Allow me to begin   with a generalization. While overly specific predictions about the future are bound to be incorrect perhaps it is possible to make useful predictions about what is NOT LIKELY to happen based on the options that are open to us.  Of course the options open to us today reflect and are circumscribed by the decisions we have made in the past, both good and bad – a concept otherwise known as path dependence.

Using path dependence as our model lets ask an important question – “Is it possible for the west to move from where it is today with 1) stagnant nominal growth rates, heavy debt loads, largely insolvent banking and pension systems and unrestrained monetary growth; to 2) sustainable real growth?”
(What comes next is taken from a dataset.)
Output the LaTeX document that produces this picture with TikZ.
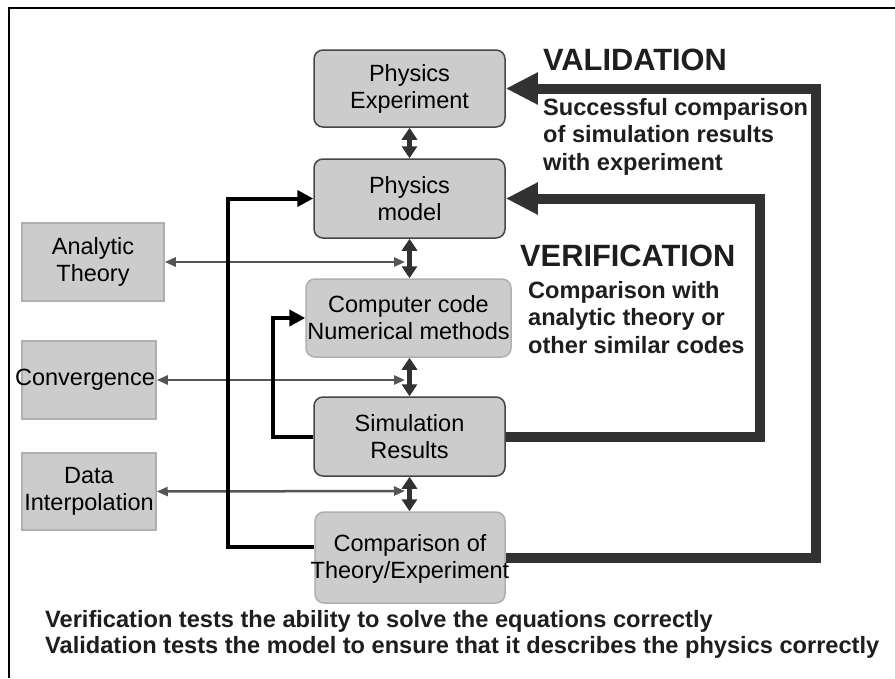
\documentclass[tikz,border=0pt]{standalone}
\usepackage{fontspec}
\setmainfont{Liberation Sans}
\usetikzlibrary{arrows.meta}
\definecolor{boxfill}{RGB}{204,204,204}
\definecolor{boxedge}{RGB}{70,70,70}
\definecolor{lightedge}{RGB}{175,175,175}
\definecolor{darkarrow}{RGB}{50,50,50}
\definecolor{thinarrow}{RGB}{85,85,85}
\definecolor{txtcol}{RGB}{30,30,30}
\newcommand{\dgboxfont}{\fontsize{23.5}{27}\selectfont}
\newcommand{\dgbodyfont}{\bfseries\fontsize{23.6}{27.5}\selectfont}
\newcommand{\dgheadfont}{\bfseries\fontsize{30.8}{34}\selectfont}
\begin{document}
\begin{tikzpicture}[x=1pt,y=-1pt,
  rbox/.style={draw=boxedge, line width=1.5pt, fill=boxfill, rounded corners=9pt, align=center, inner sep=0pt, font=\dgboxfont},
  rboxlight/.style={rbox, draw=lightedge},
  lbox/.style={draw=lightedge, line width=1.5pt, fill=boxfill, align=center, inner sep=0pt, font=\dgboxfont},
  btext/.style={align=center, inner sep=0pt, font=\dgboxfont},
  thinarr/.style={draw=thinarrow, line width=2.5pt, {Triangle[length=11pt,width=9pt]}-{Triangle[length=11pt,width=9pt]}},
  thickarr/.style={draw=darkarrow, line width=5.5pt, {Triangle[length=12pt,width=15pt]}-{Triangle[length=12pt,width=15pt]}},
  blackloop/.style={draw=black, line width=4pt, line join=miter, -{Triangle[length=16pt,width=16pt]}},
  bigloop/.style={draw=darkarrow, line width=10pt, line join=miter, -{Triangle[length=32pt,width=30pt]}},
  headtxt/.style={inner sep=0pt, font=\dgheadfont, text=txtcol},
  bodytxt/.style={inner sep=0pt, align=left, font=\dgbodyfont, text=txtcol}
]
\useasboundingbox (0,0) rectangle (895,678);
\fill[white] (0,0) rectangle (895,678);
% frame
\draw[line width=2pt] (9,678) -- (9,8) -- (895,8);

% central boxes
\node[rbox, minimum width=191, minimum height=77] (pe) at (409.5,88.5) {Physics\\Experiment};
\node[rbox, minimum width=191, minimum height=79] (pm) at (409.5,198.5) {Physics\\model};
\node[rboxlight, minimum width=205, minimum height=78] (cc) at (408.5,318) {Computer code\\Numerical methods};
\node[rbox, minimum width=191, minimum height=79] (sr) at (409.5,436.5) {Simulation\\Results};
\node[rboxlight, minimum width=190, minimum height=91] (ct) at (410,557.5) {};
\node[btext] (cttext) at (410,558.5) {Comparison of\\Theory/Experiment};

% left boxes
\node[lbox, minimum width=142, minimum height=78] (at) at (93,262) {Analytic\\Theory};
\node[lbox, minimum width=134, minimum height=78] (cv) at (89,380) {};
\node[btext] (cvtext) at (85,380) {Convergence};
\node[lbox, minimum width=134, minimum height=77] (di) at (89,491.5) {Data\\Interpolation};

% thin double arrows
\coordinate (atR) at (405,262);
\coordinate (cvR) at (405,380);
\coordinate (diR) at (405,491);
\draw[thinarr] (at.east) -- (atR);
\draw[thinarr] (cv.east) -- (cvR);
\draw[thinarr] (di.east) -- (diR);

% thick vertical double arrows
\draw[thickarr] (pe.south) -- (pm.north);
\draw[thickarr] (pm.south) -- (pm.south |- cc.north);
\draw[thickarr] (sr.north |- cc.south) -- (sr.north);
\draw[thickarr] (sr.south) -- (sr.south |- ct.north);

% black loops
\coordinate (ol) at (228,198.5);
\draw[blackloop] ([yshift=10.5pt]ct.west) -| (ol) -- (pm.west);
\coordinate (il) at (273,318);
\draw[blackloop] (sr.west) -| (il) -- (cc.west);

% verification and validation loops
\coordinate (vr) at (760,198.5);
\draw[bigloop] (sr.east) -| (vr) -- (pm.east);
\coordinate (va) at (816,88.5);
\draw[bigloop] (ct.east) -| (va) -- (pe.east);

% texts
\node[headtxt, anchor=base west] (valh) at (543,70) {VALIDATION};
\node[bodytxt, anchor=north west] (valt) at (543,98) {Successful comparison\\of simulation results\\with experiment};
\node[headtxt, anchor=base west] (verh) at (520,266) {VERIFICATION};
\node[bodytxt, anchor=north west] (vert) at (528,281) {Comparison with\\analytic theory or\\other similar codes};
\node[bodytxt, anchor=north west, font=\bfseries\fontsize{23.6}{26}\selectfont] (bot) at (45,610) {Verification tests the ability to solve the equations correctly\\Validation tests the model to ensure that it describes the physics correctly};
\end{tikzpicture}
\end{document}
I believe the answer is yes but we still must determine 1) the least disruptive path to take us to this desired outcome and 2) how likely is it for that path to be taken given our current situation.

I would argue that all minimally disruptive paths are now closed to us due to the massive imbalances that central banks & governments  – let’s call them non-profit maximizers (“NPM’s”) as shorthand – have created in the economic system.  I realize this may seem like a heretical viewpoint to some but NPMs magnify rather than reduce system instability as they are indifferent to losses and they allow risk to accumulate through hidden and, more recently, explicit subsidies.   Because all available paths to sustainable growth are now prejudicial to the status quo, NPMs are willing to continue with current risk increasing activities – the quintessential postponing of the day of reckoning.
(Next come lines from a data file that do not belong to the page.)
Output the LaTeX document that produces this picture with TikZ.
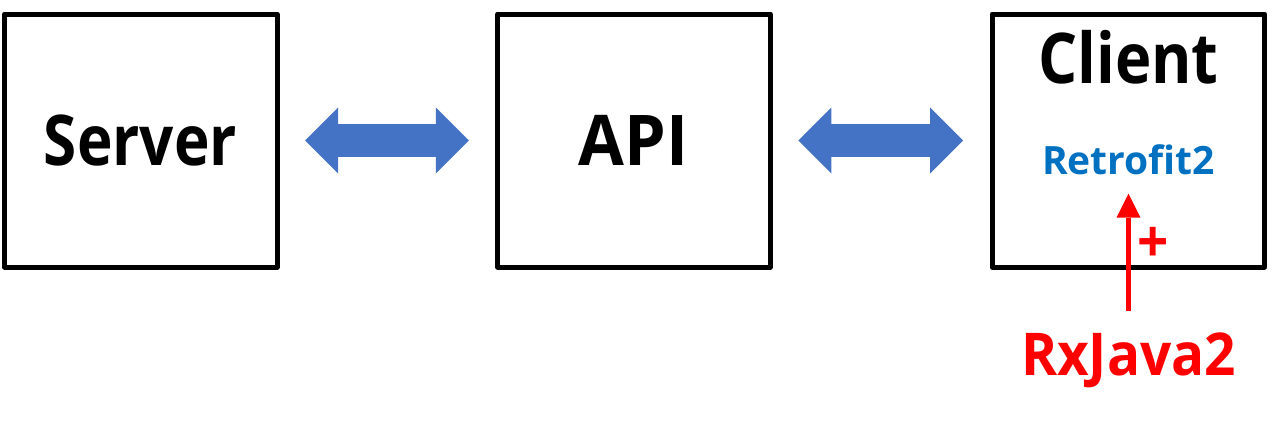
\documentclass[tikz,border=0pt]{standalone}
\usepackage{fontspec}
\setmainfont{Open Sans}
\newfontfamily\bigfont{Open Sans}[FakeStretch=0.86]
\newfontfamily\apifont{Open Sans}[FakeStretch=0.95]
\newfontfamily\clientfont{Open Sans}[FakeStretch=0.88]
\newfontfamily\midfont{Open Sans}[FakeStretch=0.93]
\usetikzlibrary{arrows.meta}
\definecolor{arrowblue}{HTML}{4472C4}
\definecolor{retroblue}{HTML}{0070C0}
\definecolor{rxred}{HTML}{FF0000}
\begin{document}
\begin{tikzpicture}[x=1pt,y=-1pt,
  block/.style={draw=black,line width=5pt,line join=round,minimum width=272.5pt,minimum height=253pt,inner sep=0pt,outer sep=0pt},
  bigtext/.style={font=\bigfont\fontsize{70}{70}\selectfont\bfseries,inner sep=0pt},
  midtext/.style={font=\midfont\fontsize{59}{59}\selectfont\bfseries,inner sep=0pt},
  smalltext/.style={font=\fontsize{39}{39}\selectfont\bfseries,inner sep=0pt},
  dbl/.style={arrowblue,line width=33pt,
    {Triangle[length=33pt,width=66pt,line width=0pt]}-{Triangle[length=33pt,width=66pt,line width=0pt]},
    shorten <=28pt,shorten >=29pt},
  redarrow/.style={rxred,line width=5.5pt,-{Triangle[length=24pt,width=24pt,line width=0pt]}}]
\useasboundingbox (0,0) rectangle (1280,423);
\node[block] (server) at (140.75,140.5) {};
\node[block] (api) at (634,140.5) {};
\node[block] (client) at (1128.25,140.5) {};
\node[bigtext] (servertxt) at (140.5,140) {Server};
\node[bigtext,font=\apifont\fontsize{70}{70}\selectfont\bfseries] (apitxt) at (633.5,140) {API};
\node[bigtext,font=\clientfont\fontsize{70}{70}\selectfont\bfseries,anchor=base] (clienttxt) at (1128.5,83) {Client};
\node[smalltext,text=retroblue,anchor=base] (retro) at (1128.5,174) {Retrofit2};
\node[midtext,text=rxred,anchor=base] (rx) at (1128.5,375) {RxJava2};
\node[midtext,text=rxred] (plus) at (1153,245) {+};
\draw[dbl] (server.east) -- (api.west);
\draw[dbl] (api.east) -- (client.west);
\draw[redarrow,shorten <=21pt,shorten >=19pt] (rx.north) -- (retro.south);
\end{tikzpicture}
\end{document}
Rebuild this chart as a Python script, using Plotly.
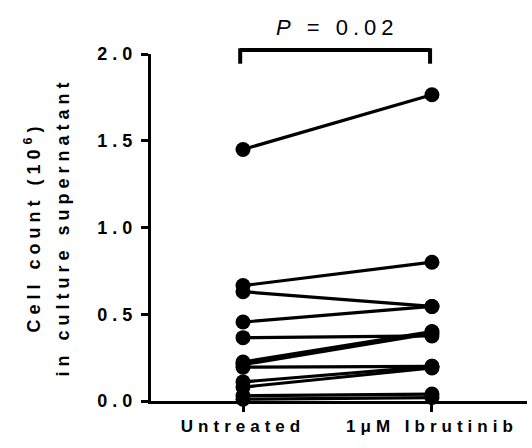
import plotly.graph_objects as go

# ---- data ----
groups = ["Untreated", "1\u03bcM Ibrutinib"]
untreated = [1.45, 0.665, 0.63, 0.455, 0.365, 0.225, 0.21, 0.195, 0.11, 0.08, 0.03, 0.01]
ibrutinib = [1.765, 0.80, 0.545, 0.545, 0.375, 0.40, 0.39, 0.20, 0.20, 0.19, 0.04, 0.02]
y_ticks = [0.0, 0.5, 1.0, 1.5, 2.0]
y_ticklabels = ["0.0", "0.5", "1.0", "1.5", "2.0"]
p_label = "<i>P</i> = 0.02"
y_title_lines = ["Cell count (10<sup>6</sup>)", "in culture supernatant"]

FONT = "Arial, 'Liberation Sans', sans-serif"
xpos = [0, 1]
xmin, xmax = -0.487, 1.503

fig = go.Figure()
for a, b in zip(untreated, ibrutinib):
    fig.add_trace(go.Scatter(
        x=xpos, y=[a, b], mode="lines+markers",
        line=dict(color="black", width=3.2),
        marker=dict(color="black", size=15),
        cliponaxis=False, showlegend=False, hoverinfo="skip",
    ))

def px(xv):
    return (xv - xmin) / (xmax - xmin)

# significance bracket
bx0, bx1 = px(-0.015), px(0.99)
fig.add_shape(type="line", xref="paper", yref="paper", x0=bx0, x1=bx1, y0=1.0115, y1=1.0115,
              line=dict(color="black", width=4))
fig.add_shape(type="line", xref="paper", yref="paper", x0=bx0, x1=bx0, y0=1.0165, y1=0.972,
              line=dict(color="black", width=4))
fig.add_shape(type="line", xref="paper", yref="paper", x0=bx1, x1=bx1, y0=1.0165, y1=0.972,
              line=dict(color="black", width=4))

fig.add_annotation(text=p_label, xref="paper", yref="paper", x=px(0.5), y=1.075,
                   showarrow=False, xanchor="center", yanchor="middle",
                   font=dict(family=FONT, size=22, color="black"))

# y title (two lines)
fig.add_annotation(text=y_title_lines[0], xref="paper", yref="paper", x=(33 - 151) / 376, y=0.5,
                   textangle=-90, showarrow=False, xanchor="center", yanchor="middle",
                   font=dict(family=FONT, size=18, color="black", weight="bold"))
fig.add_annotation(text=y_title_lines[1], xref="paper", yref="paper", x=(62 - 151) / 376, y=0.5,
                   textangle=-90, showarrow=False, xanchor="center", yanchor="middle",
                   font=dict(family=FONT, size=18, color="black", weight="bold"))

fig.update_layout(
    width=532, height=448,
    margin=dict(l=151, r=5, t=54, b=47),
    paper_bgcolor="white", plot_bgcolor="white",
    xaxis=dict(range=[xmin, xmax], tickmode="array", tickvals=xpos, ticktext=groups,
               showline=True, linecolor="black", linewidth=3, ticks="outside",
               ticklen=8, tickwidth=3, tickcolor="black", showgrid=False, zeroline=False,
               automargin=False,
               tickfont=dict(family=FONT, size=17, color="black", weight="bold")),
    yaxis=dict(range=[0, 2.0], tickmode="array", tickvals=y_ticks, ticktext=y_ticklabels,
               showline=True, linecolor="black", linewidth=3, ticks="outside",
               ticklen=7, tickwidth=3, tickcolor="black", showgrid=False, zeroline=False,
               automargin=False,
               tickfont=dict(family=FONT, size=18, color="black", weight="bold")),
)

post = """
document.body.style.margin='0';
document.body.style.overflow='hidden';
var gd = document.getElementById('{plot_id}');
gd.querySelectorAll('.xtick text, .ytick text').forEach(function(e){ e.style.letterSpacing='5px'; });
gd.querySelectorAll('.annotation-text').forEach(function(e){ e.style.letterSpacing='5px'; });
"""
fig.write_html("out.html", post_script=post, config={"displayModeBar": False, "staticPlot": True})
Unfortunately, this behavior has turned the economy into the ultimate version of an unstable sand pile.   The only decision that the NPMs seem interested in making is whether or not to add more grains of sand to the pile in the form of newly created money.  This answer is apparently always “yes”.   The longer such a system continues, the more unstable it becomes. At some point adding merely 1 additional grain of sand can cause unpredictable and catastrophic avalanches to occur – with no way to predict this in advance.  If you don’t believe me let’s quickly examine the global economic sand pile and attendant avalanches that our NPMs have inflicted on us over the last decade – each one on average bigger than its predecessor:

NPM Action: Suppress interest rates/increase money supply
Results: Newly printed money flowed into equity markets
–    Dot-com bubble
–    Dot-com crash

NPM Action: Suppress interest rates/increase money supply
Results: Newly printed money flowed into real estate markets
–    Subsidize real estate risk causing bubble
–    Banks package subsidized real estate risk via a range of financial instruments (REITS, RBMS, CMBS etc)
–    Real estate prices begin reversion to mean
–    Real estate financial instruments are materially overvalued, mark to market causes huge losses
–    Banks insolvent

NPM Action: Suppress interest rates/increase money supply
Results: Newly printed money is flowing into commodity markets
–    Commodity prices are being driven higher – particularly precious metals, energy and food
–    High energy prices act as tax on energy import dependent economies and offset the low interest rate subsidies created by NPMs
–    Increasing energy prices will cause western current account deficits to worsen – more downward pressure on currencies
–    Newly printed money flows into emerging economies where inflation rises rapidly due to currency pegs
–    Inflation, particularly rising food prices, causes political instability in emerging economies – unrest in key oil producing regions creates more upward pressure on oil prices
–    Low interest rate policies cause pension-funding shortfalls in west, pension funding shortfalls will have to be back-stopped by the state increasing future debt levels – more downward pressure on currencies
–    Low interest rates meant to save banks and support real estate prices now negatively affect the middle classes via commodity inflation
–    Artificially low interest rates force central banks to step in to replace increasingly reluctant private investors and purchase large amounts of new government debt issuance – more downward pressure on currencies and upward pressure on commodities
–    Insolvent but subsidized banks are able to add more risk to system using newly printed money to speculate in commodities and other hard assets

Let’s return to our path problem – how does the west return to sustained, real growth in a low inflation environment?  Simple answer – stop adding to the sand pile – stop printing money, reduce the size of government and stop subsidizing risk in the financial sector.  Only this will return us to sustainable growth.  All the other solutions being bruited about are merely economic equivalents of adding grains to the increasingly unstable sand pile.

Is this likely to happen?  No.

I believe we at the point where the entrenched interests of the NPMs and the banking system would rather risk a collapse than accept any necessary economic restructuring.  So they will continue to add sand until the “avalanche” is too big and destructive to be ignored.   In this environment we continue to focus on direct investments in cash generating, hard asset investments as both capital preservation and real return tools.